How to become a data scientist?

"Today's world is drowning in data and starving for insights." - Anon

I thought that was quite profound.

There are roughly 2.9 billion internet users in this world. Close to half the world's population uses the internet and for an internet company, that mean generation of a lot of data. And data being what it is, every bit is laden with information that can be used to make a business decision.

But the sheer volume of data, and the velocity with which it is generated make it impossible to analyse with conventional tools. This gave rise to the data scientist. A data scientist makes a hypothesis about a certain phenomenon and validates it with data. Just like how a physicist or a chemist makes a hypothesis and conducts experiments to prove it.

There are three main skills that a data scientist needs. On the one hand, a data scientist needs to be fluent in a software languages and algorithms. The data scientist must also be an adept mathematician and statistician. And finally, a good data scientist should have domain knowledge.

I will explain the importance of each of these skill sets in the next sections -

A software engineer

Algorithmic programming is an important skill for a data scientist. Ability to understand the use of algorithms and data structures to solve problems and the ability to implement them is a pre-requisite. So, if you've been exposed to algorithmic programming and practice it regularly, you've already got a third of the skill set required to become a data scientist.

There is no specific preference in language as such, but it is expected that a good data scientist should be well versed with more than one language. Also, it is important to understand that a developer who can run Hadoop or knows how to use big data tools or is a backend engineer isn't a data scientist. This is only one part of the skill set required to become a data scientist and it demands strong algorithm skills.

A mathematician/Statistician

A lot of the work of a data scientist goes into making sense of large amounts of data. The majority of the time, a data scientist spends in organising data in an understandable manner and then visualising it through various charting libraries. Once this is done, they would look for patterns and trends to derive an inference or find a solution to a problem.

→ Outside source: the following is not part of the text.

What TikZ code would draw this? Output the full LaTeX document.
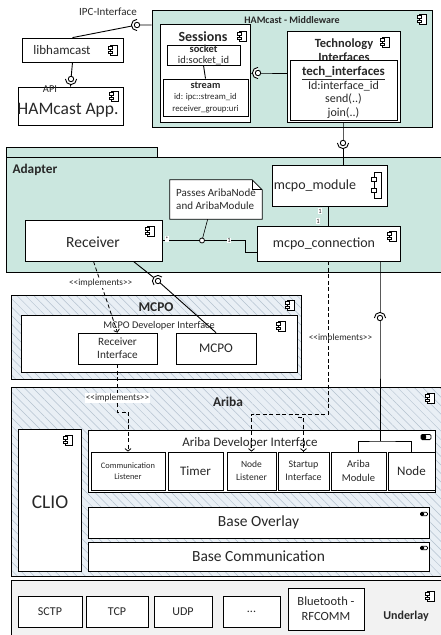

Also, it is important for a data scientist to be fluent in advanced statistics concepts like regression analysis, cluster analysis, and optimisation techniques, and more so, the knowledge of knowing what to apply where and the ability to communicate mathematical inference in such a way that actionable business decisions can be made.

Business/Domain knowledge

There is no such thing as a general data scientist. The same sets of data mean different things in different domains. A good data scientist should know the inner workings of a particular domain, so as to make the right hypothesises and to understand the business significance of problems. This can either come from interest or past experience.

This is important for communicating the importance of data science in the business. A lot of data science requires high level academics and that in itself will be tough for everyone in the business value chain to understand. Domain knowledge will help a data scientist communicate how a decision derived from data science will help better operations or marketing or sales etc.

If you've got these three key skill sets, then you're ready to be a data scientist. But why should you be one?

A demand supply gap 

The field of data science is seeing a big demand-supply gap. Every company worth working for is generating a lot of data and insights from this data is detrimental to the company's future. For this, employers are willing to break the bank to onboard the best talent.

Also, it's a really fun and intellectually stimulating job. It's almost like a treasure hunt, looking for insights in this vast ocean of data. But then again, like with anything else, you've got to be also genuinely interested in it.